His prediction has come true. Now, anthropologists are working everywhere. In my fair home city of Tampa, one had recently run for state representative. Others have done similar dabblings in politics and policy-making. My advisor worked for several years in a local health policy think tank before getting his doctorate and later on, tenure. I, too, hope to hack away at the undergrowth in the real world, and hope never to work in academia if I can help it. This is the whole point of 'applied anthropology' --- it sure is fun to come up with theories of culture and society, but man can't survive on abstraction alone. For anthropology to continue to be a viable discipline, it has to have an impact on the community. We're doing that right now, even as I write this gushy daylog.

I attended a workshop on how an anthropologist might break into the very bureaucracy that has hindered them and make lasting policy changes, and I felt a little lump in my throat as I pondered the implications of a world where anthropology played a larger role than it does now --- most people still think of either archeology or ethnography when someone says 'anthropology'. People don't know what anthropologists do, and even their vague notions of anthropology are inaccurate gleanings from National Geographic and the Discovery Channel. I've been asked if I dug for dinosaur bones when I mentioned I study anthropology. Not many outside the field of anthropology really knows what anthropology is, and I hope our fair little discipline becomes more publically visible in the future.

Next year, the society will be meeting in Mérida, Mexico. I'm told it's a nice city, very close to the resorts of the Yucatán, but I think it's no coincidence that the society will be meeting in Mérida, and not, say, Mexico City. Recently, drug cartels in Mexico have stepped up their violence, both within Mexico and across the border, and many anthropologists have been working with local, state and federal agencies (on both sides of the Rio Grande) to try and mitigate the consequences of this uptick in violent incidents.

About a dozen people have been killed in that one week alone. The problem is partly in the hands of the Mexican government, and partly in the hands of the American government, and the people affected by this problem are better-informed than many of us would like to think, but no one listens to them. Anthropologists can play a role in this, by doing what they do best: talking to the very people affected by a problem.

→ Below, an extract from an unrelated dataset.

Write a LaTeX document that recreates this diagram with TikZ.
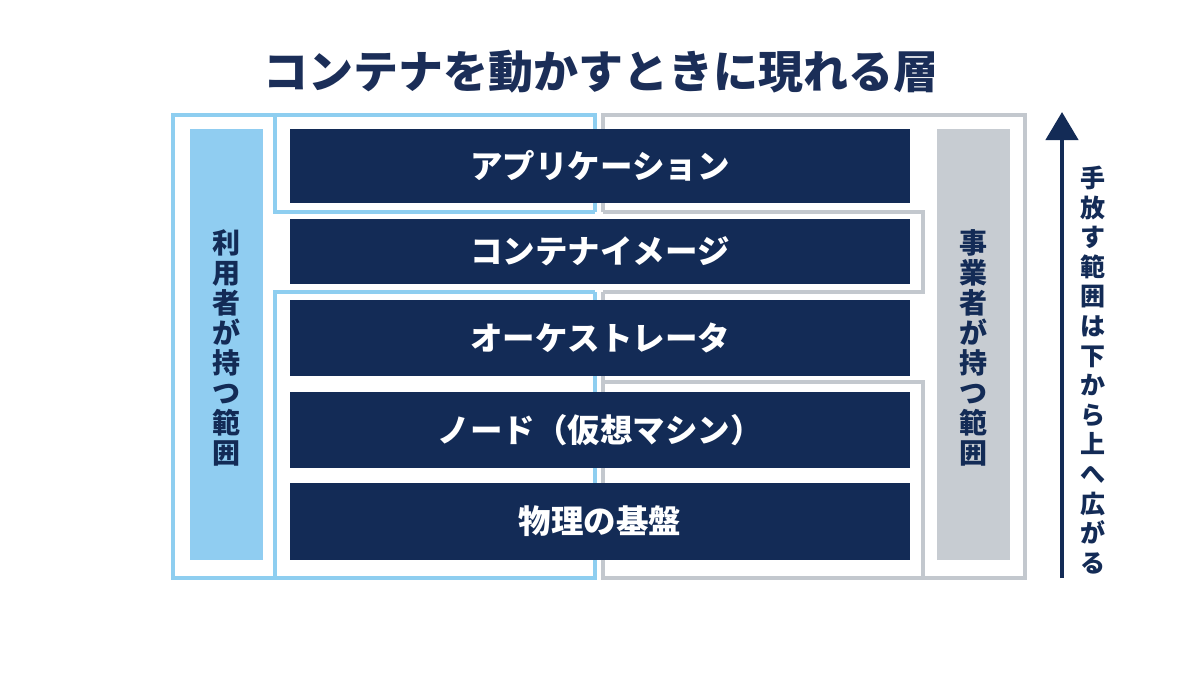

Mérida is also the site of the signing of the 2008 Mérida Initiative, a joint effort by the American and Mexican governments, as well as several Central American governments, to cooperate on border security and combat the rising troubles with transnational crime. It's no coincidence that the SfAA has chosen Mérida as the site of next year's meeting. The Iniative itself is highly controversial, especially since it gives the Mexican Army powers formerly reserved for only the police (and human rights abuses have resulted on account of this), and many anthropologists (and the people they talk to on the streets) are very divided on this issue. We have our work cut out for us over the course of the next couple of decades.